Camp David: Propagating the Myth

Immediately after Camp David, Ehud Barak laid the blame for failure firmly at the feet of Yasser Arafat. It has since become an article of faith of the pro-Israel zealots that this is indeed the case. How did this become so widely accepted? The invaluable Daniel Dor looked at this question in his book ‘Intifada Hits the Headlines: How the Israeli Press Misreported the Outbreak of the Second Palestinian Uprising’ (published first in Hebrew under the mercifully shorter title of ‘Newspapers under the Influence’). It’s also an excellent book for a general critique of the inner workings of the so-called ‘liberal media’.

Apologies for the long excerpt, but it’s well worth the read.

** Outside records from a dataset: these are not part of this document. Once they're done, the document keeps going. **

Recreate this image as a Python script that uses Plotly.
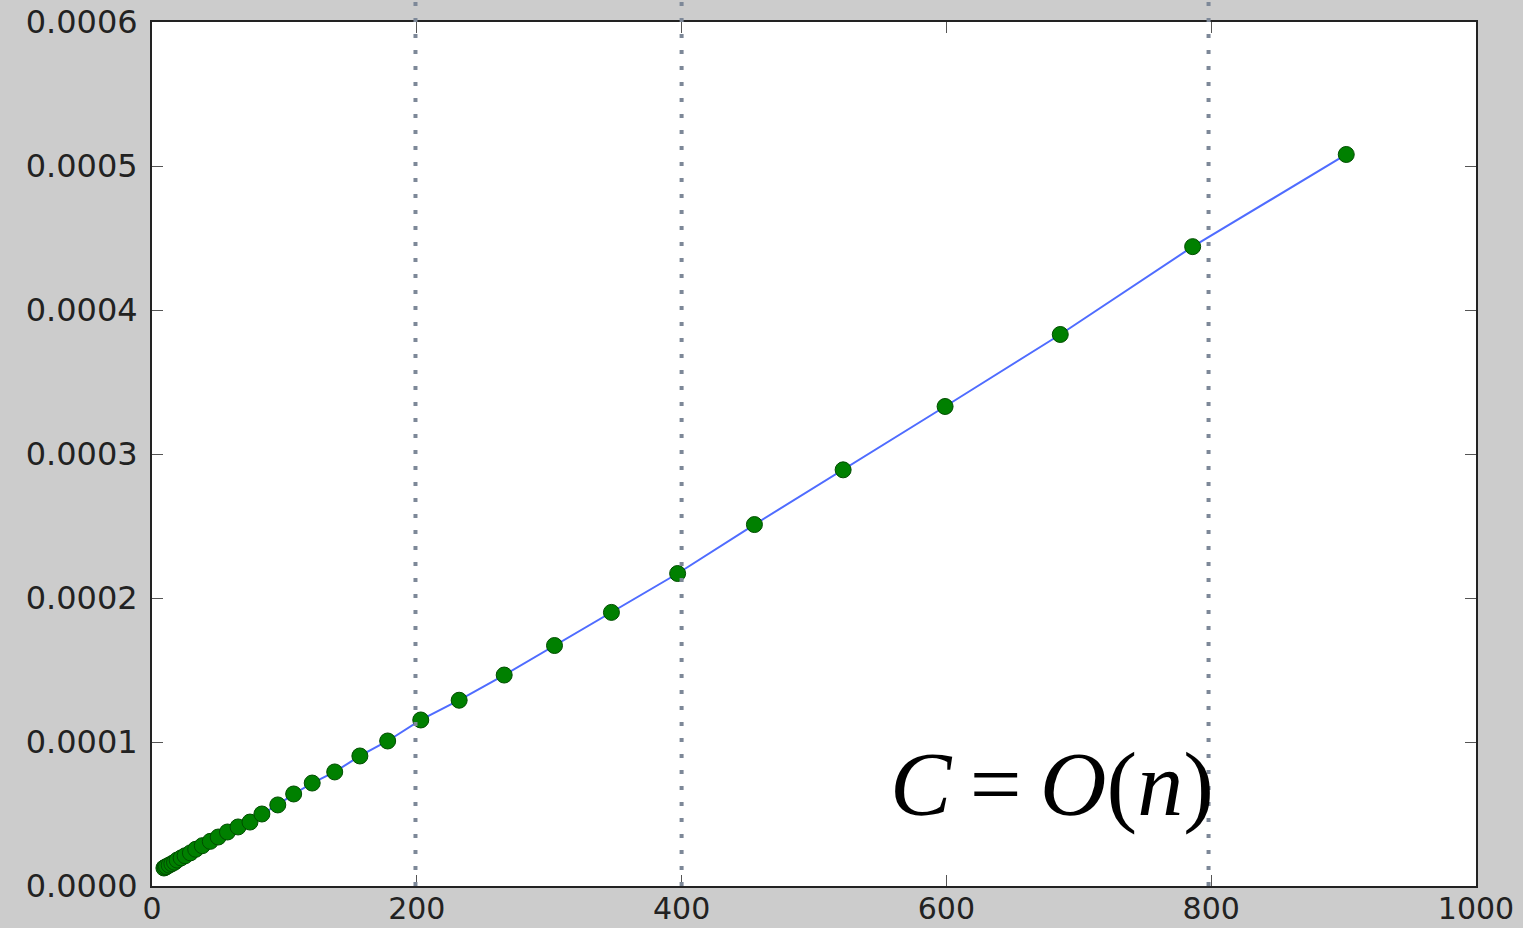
import plotly.graph_objects as go

# data
n_values = [9, 10, 11, 13, 15, 17, 19, 22, 25, 29, 33, 38, 44, 50, 57, 65, 74, 83,
            95, 107, 121, 138, 157, 178, 203, 232, 266, 304, 347, 397, 455, 522,
            599, 686, 786, 902]
cost_values = [0.0000125, 0.0000130, 0.0000135, 0.0000145, 0.0000155, 0.0000165,
               0.0000180, 0.0000195, 0.0000210, 0.0000230, 0.0000255, 0.0000280,
               0.0000310, 0.0000340, 0.0000375, 0.0000410, 0.0000444, 0.0000500,
               0.0000563, 0.0000639, 0.0000715, 0.0000792, 0.0000903, 0.0001007,
               0.0001153, 0.0001290, 0.0001465, 0.0001670, 0.0001900, 0.0002170,
               0.0002510, 0.0002890, 0.0003330, 0.0003830, 0.0004440, 0.0005080]
marker_lines_x = [199, 400, 798]
x_ticks = [0, 200, 400, 600, 800, 1000]
y_ticks = [0.0, 0.0001, 0.0002, 0.0003, 0.0004, 0.0005, 0.0006]
label_text = "<i>C</i>\u2009=\u2009<i>O</i>(<i>n</i>)"

fig = go.Figure()
fig.add_trace(go.Scatter(
    x=n_values, y=cost_values, mode="lines+markers",
    line=dict(color="#4f6cff", width=2),
    marker=dict(color="#008000", size=16, line=dict(color="#004d00", width=1)),
    showlegend=False,
))

for xv in marker_lines_x:
    fig.add_shape(type="line", xref="x", yref="paper", x0=xv, x1=xv, y0=0, y1=1.03,
                  line=dict(color="#7d8898", width=4, dash="4px,12px"), layer="above")

fig.add_annotation(text=label_text, xref="paper", yref="paper", x=0.6795, y=0.118,
                   xanchor="center", yanchor="middle", showarrow=False,
                   font=dict(family="Liberation Serif", size=92, color="#000000"))

axis_common = dict(showgrid=False, zeroline=False, showline=True, linecolor="#222222",
                   linewidth=2, mirror="ticks", ticks="inside", ticklen=11,
                   tickcolor="#555555", tickwidth=1, automargin=False)

fig.update_xaxes(range=[0, 1000], tickvals=x_ticks, ticktext=[str(v) for v in x_ticks],
                 ticklabelstandoff=-5,
                 tickfont=dict(family="DejaVu Sans", size=30, color="#222222"),
                 **axis_common)
fig.update_yaxes(range=[0, 0.0006], tickvals=y_ticks,
                 ticktext=[f"{v:.4f}" for v in y_ticks], ticklabelstandoff=6,
                 tickfont=dict(family="DejaVu Sans", size=32, color="#222222"),
                 **axis_common)

fig.update_layout(
    width=1523, height=928,
    margin=dict(l=152, r=47, t=22, b=42),
    paper_bgcolor="#cccccc", plot_bgcolor="#ffffff",
)

fig.write_html("out.html")
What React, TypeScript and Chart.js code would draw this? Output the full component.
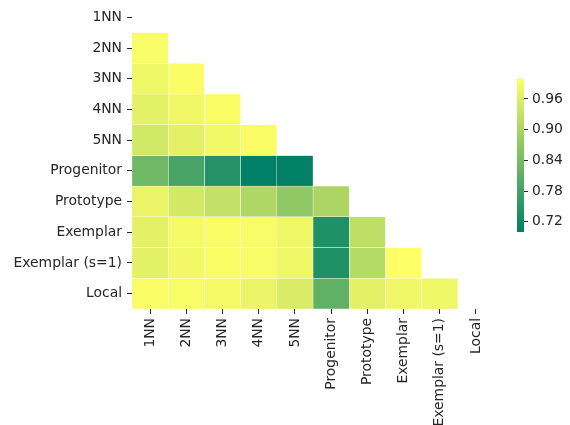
import React, { useEffect, useRef } from "react";
import { Chart, registerables } from "chart.js";
Chart.register(...registerables);

const labels = ["1NN", "2NN", "3NN", "4NN", "5NN", "Progenitor", "Prototype", "Exemplar", "Exemplar (s=1)", "Local"];
const row1NN: number[] = [];
const row2NN = [0.992];
const row3NN = [0.98, 0.996];
const row4NN = [0.966, 0.982, 0.994];
const row5NN = [0.945, 0.968, 0.985, 0.994];
const rowProgenitor = [0.832, 0.785, 0.742, 0.7, 0.701];
const rowPrototype = [0.975, 0.947, 0.929, 0.906, 0.871, 0.902];
const rowExemplar = [0.968, 0.988, 0.994, 0.992, 0.982, 0.738, 0.924];
const rowExemplarS1 = [0.966, 0.986, 0.994, 0.992, 0.982, 0.738, 0.914, 1.0];
const rowLocal = [0.994, 0.992, 0.987, 0.975, 0.956, 0.813, 0.968, 0.982, 0.98];
const colorTicks = [0.72, 0.78, 0.84, 0.9, 0.96];
const vMin = 0.7;
const vMax = 1.0;

const rows = [row1NN, row2NN, row3NN, row4NN, row5NN, rowProgenitor, rowPrototype, rowExemplar, rowExemplarS1, rowLocal];

const FONT = "'DejaVu Sans', sans-serif";
const TEXT = "#262626";
const FS = 13.9;

function summer(v: number): string {
  let t = (v - vMin) / (vMax - vMin);
  t = Math.max(0, Math.min(1, t));
  const r = Math.round(255 * t);
  const g = Math.round(127.5 + 127.5 * t);
  return `rgb(${r},${g},102)`;
}

export default function App() {
  const mainRef = useRef<HTMLCanvasElement>(null);
  const barRef = useRef<HTMLCanvasElement>(null);

  useEffect(() => {
    document.body.style.margin = "0";
    const datasets = labels.slice(0, labels.length - 1).map((_, j) => ({
      data: rows.map((row) => (j < row.length ? [j, j + 1] : null)) as any,
      backgroundColor: rows.map((row) => (j < row.length ? summer(row[j]) : "rgba(0,0,0,0)")),
      borderColor: "#ffffff",
      borderWidth: 0.5,
      borderSkipped: false as any,
      barPercentage: 1,
      categoryPercentage: 1,
      grouped: false,
    }));

    const main = new Chart(mainRef.current!, {
      type: "bar",
      data: { labels, datasets },
      options: {
        indexAxis: "y",
        animation: false,
        responsive: false,
        devicePixelRatio: 1,
        layout: { padding: { top: 2, right: 76, left: 0, bottom: 0 } },
        plugins: { legend: { display: false }, tooltip: { enabled: false } },
        scales: {
          x: {
            type: "linear",
            min: 0,
            max: 10,
            afterBuildTicks: (scale: any) => {
              scale.ticks = labels.map((_, i) => ({ value: i + 0.5 }));
            },
            afterFit: (scale: any) => {
              scale.height = 116;
              scale.paddingLeft = 0;
              scale.paddingRight = 0;
            },
            ticks: {
              autoSkip: false,
              minRotation: 90,
              maxRotation: 90,
              padding: 4,
              color: TEXT,
              font: { family: FONT, size: FS },
              callback: (v: any) => labels[Math.floor(Number(v))],
            },
            grid: { drawOnChartArea: false, drawTicks: true, tickLength: 5, color: TEXT, lineWidth: 1 },
            border: { display: false },
          },
          y: {
            type: "category",
            afterFit: (scale: any) => {
              scale.width = 132;
              scale.paddingTop = 0;
              scale.paddingBottom = 0;
            },
            ticks: {
              autoSkip: false,
              padding: 5,
              color: TEXT,
              font: { family: FONT, size: FS },
            },
            grid: { offset: false, drawOnChartArea: false, drawTicks: true, tickLength: 5, color: TEXT, lineWidth: 1 },
            border: { display: false },
          },
        },
      },
    });

    const bar = new Chart(barRef.current!, {
      type: "bar",
      data: {
        labels: ["cb"],
        datasets: [
          {
            data: [[vMin, vMax]] as any,
            backgroundColor: (ctx: any) => {
              const area = ctx.chart.chartArea;
              if (!area) return summer(0.85);
              const g = ctx.chart.ctx.createLinearGradient(0, area.bottom, 0, area.top);
              g.addColorStop(0, summer(vMin));
              g.addColorStop(1, summer(vMax));
              return g;
            },
            borderWidth: 0,
            barPercentage: 1,
            categoryPercentage: 1,
          },
        ],
      },
      options: {
        animation: false,
        responsive: false,
        devicePixelRatio: 1,
        layout: { padding: { left: 7, top: 8.5, bottom: 8, right: 0 } },
        plugins: { legend: { display: false }, tooltip: { enabled: false } },
        scales: {
          x: { display: false },
          y: {
            position: "right",
            min: vMin,
            max: vMax,
            afterBuildTicks: (scale: any) => {
              scale.ticks = colorTicks.map((v) => ({ value: v }));
            },
            afterFit: (scale: any) => {
              scale.width = 46;
              scale.paddingTop = 0;
              scale.paddingBottom = 0;
            },
            ticks: {
              padding: 4,
              color: TEXT,
              font: { family: FONT, size: FS },
              callback: (v: any) => Number(v).toFixed(2),
            },
            grid: { drawOnChartArea: false, drawTicks: true, tickLength: 4, color: TEXT, lineWidth: 1 },
            border: { display: false },
          },
        },
      },
    });

    return () => {
      main.destroy();
      bar.destroy();
    };
  }, []);

  return (
    <div style={{ position: "fixed", left: 0, top: 0, width: 570, height: 425, background: "#fff" }}>
      <canvas ref={mainRef} width={570} height={425} style={{ position: "absolute", left: 0, top: 0 }} />
      <canvas ref={barRef} width={60} height={170} style={{ position: "absolute", left: 510, top: 70 }} />
    </div>
  );
}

After long years of floundering between interim agreements, with occasional territorial concessions, periodic crises, and sporadic terror attacks, one Israeli PM decided to examine once for all, scientifically, whether indeed it was possible to finalise the process with a real peace agreement. This PM – Ehud Barak – cut through procedures, put an end to pattern of interim agreements, and offered Arafat a permanent status agreement on unimaginable, unprecedented, “generous” terms. How did Arafat respond to that proposal? By igniting the flames of the Intifada………Why did he do that?.........The answer to the riddle is clear and simple: Arafat was not interested in peace………..This answer to the riddle is unpleasant, disappointing, frustrating – but this is the reality. One simply has to get used to it.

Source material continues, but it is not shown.